▸ **STATED GOAL**: Copy exactly the lines from the start of the material through the line with "const WEIGHT = 800;". Pictures stay out of the copy.

____

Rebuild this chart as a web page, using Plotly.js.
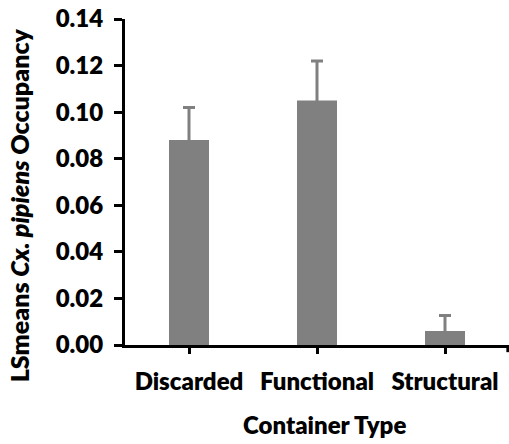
<!DOCTYPE html>
<html>
<head>
<meta charset="utf-8">
<script src="https://cdn.plot.ly/plotly-3.0.1.min.js"></script>
<style>
  html, body { margin: 0; padding: 0; background: #ffffff; }
  #chart { width: 509px; height: 444px; }
</style>
</head>
<body>
<div id="chart"></div>
<script>
// Container types and their LSmeans occupancy (with standard error)
const containerTypes = ["Discarded", "Functional", "Structural"];
const occupancyMeans = [0.088, 0.105, 0.006];
const occupancyErrors = [0.014, 0.017, 0.0067];
const yTickValues = [0, 0.02, 0.04, 0.06, 0.08, 0.10, 0.12, 0.14];

const FONT = 'Lato, "Noto Sans", "DejaVu Sans", sans-serif';
const BAR_GREY = '#808080';
const WEIGHT = 800;

const trace = {
  type: 'bar',
  x: containerTypes,
  y: occupancyMeans,
  marker: { color: BAR_GREY, line: { width: 0 } },
  // the lower half of each whisker sits inside its bar in the same grey
  error_y: {
    type: 'data',
    symmetric: true,
    array: occupancyErrors,
    color: BAR_GREY,
    thickness: 3,
    width: 6
  },
  hoverinfo: 'none'
};

const layout = {
  width: 509,
  height: 444,
  margin: { l: 125, r: 0, t: 19, b: 99 },
  paper_bgcolor: '#ffffff',
  plot_bgcolor: '#ffffff',
  showlegend: false,
  bargap: 0.6875,
  font: { family: FONT, size: 24, color: '#000000', weight: WEIGHT },
  xaxis: {
    type: 'category',
    range: [-0.5, 2.5],
    showline: true,
    linecolor: '#000000',
    linewidth: 3,
    layer: 'above traces',
    ticks: 'outside',
    ticklen: 6,
    tickwidth: 3,
    tickcolor: '#000000',
    ticklabelstandoff: 7,
    tickfont: { family: FONT, size: 24, color: '#000000', weight: WEIGHT },
    showgrid: false,
    zeroline: false,
    fixedrange: true
  },
  yaxis: {
    range: [0, 0.14],
    tickmode: 'array',
    tickvals: yTickValues,
    tickformat: '.2f',
    showline: true,
    linecolor: '#000000',
    linewidth: 3,
    layer: 'above traces',
    ticks: 'outside',
    ticklen: 8,
    tickwidth: 3,
    tickcolor: '#000000',
    ticklabelstandoff: 6,
    tickfont: { family: FONT, size: 24, color: '#000000', weight: WEIGHT },
    showgrid: false,
    zeroline: false,
    fixedrange: true
  },
  shapes: [
    // closing tick at the right end of the category axis
    {
      type: 'line', xref: 'paper', yref: 'paper',
      x0: 0.997, x1: 0.997, y0: 0, y1: -0.022,
      line: { color: '#000000', width: 3 }
    }
  ],
  annotations: [
    {
      text: 'LSmeans <i>Cx. pipiens</i> Occupancy',
      xref: 'paper', yref: 'paper',
      x: -0.274, y: 0.428,
      xanchor: 'center', yanchor: 'middle',
      textangle: -90,
      showarrow: false,
      font: { family: FONT, size: 25, color: '#000000', weight: WEIGHT }
    },
    {
      text: 'Container Type',
      xref: 'paper', yref: 'paper',
      x: 0.52, y: -0.245,
      xanchor: 'center', yanchor: 'middle',
      showarrow: false,
      font: { family: FONT, size: 24, color: '#000000', weight: WEIGHT }
    }
  ]
};

Plotly.newPlot('chart', [trace], layout, { displayModeBar: false, staticPlot: true });
</script>
</body>
</html>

____

▸ **FULL OUTPUT**:
Rebuild this chart as a web page, using Plotly.js.
<!DOCTYPE html>
<html>
<head>
<meta charset="utf-8">
<script src="https://cdn.plot.ly/plotly-3.0.1.min.js"></script>
<style>
  html, body { margin: 0; padding: 0; background: #ffffff; }
  #chart { width: 509px; height: 444px; }
</style>
</head>
<body>
<div id="chart"></div>
<script>
// Container types and their LSmeans occupancy (with standard error)
const containerTypes = ["Discarded", "Functional", "Structural"];
const occupancyMeans = [0.088, 0.105, 0.006];
const occupancyErrors = [0.014, 0.017, 0.0067];
const yTickValues = [0, 0.02, 0.04, 0.06, 0.08, 0.10, 0.12, 0.14];

const FONT = 'Lato, "Noto Sans", "DejaVu Sans", sans-serif';
const BAR_GREY = '#808080';
const WEIGHT = 800;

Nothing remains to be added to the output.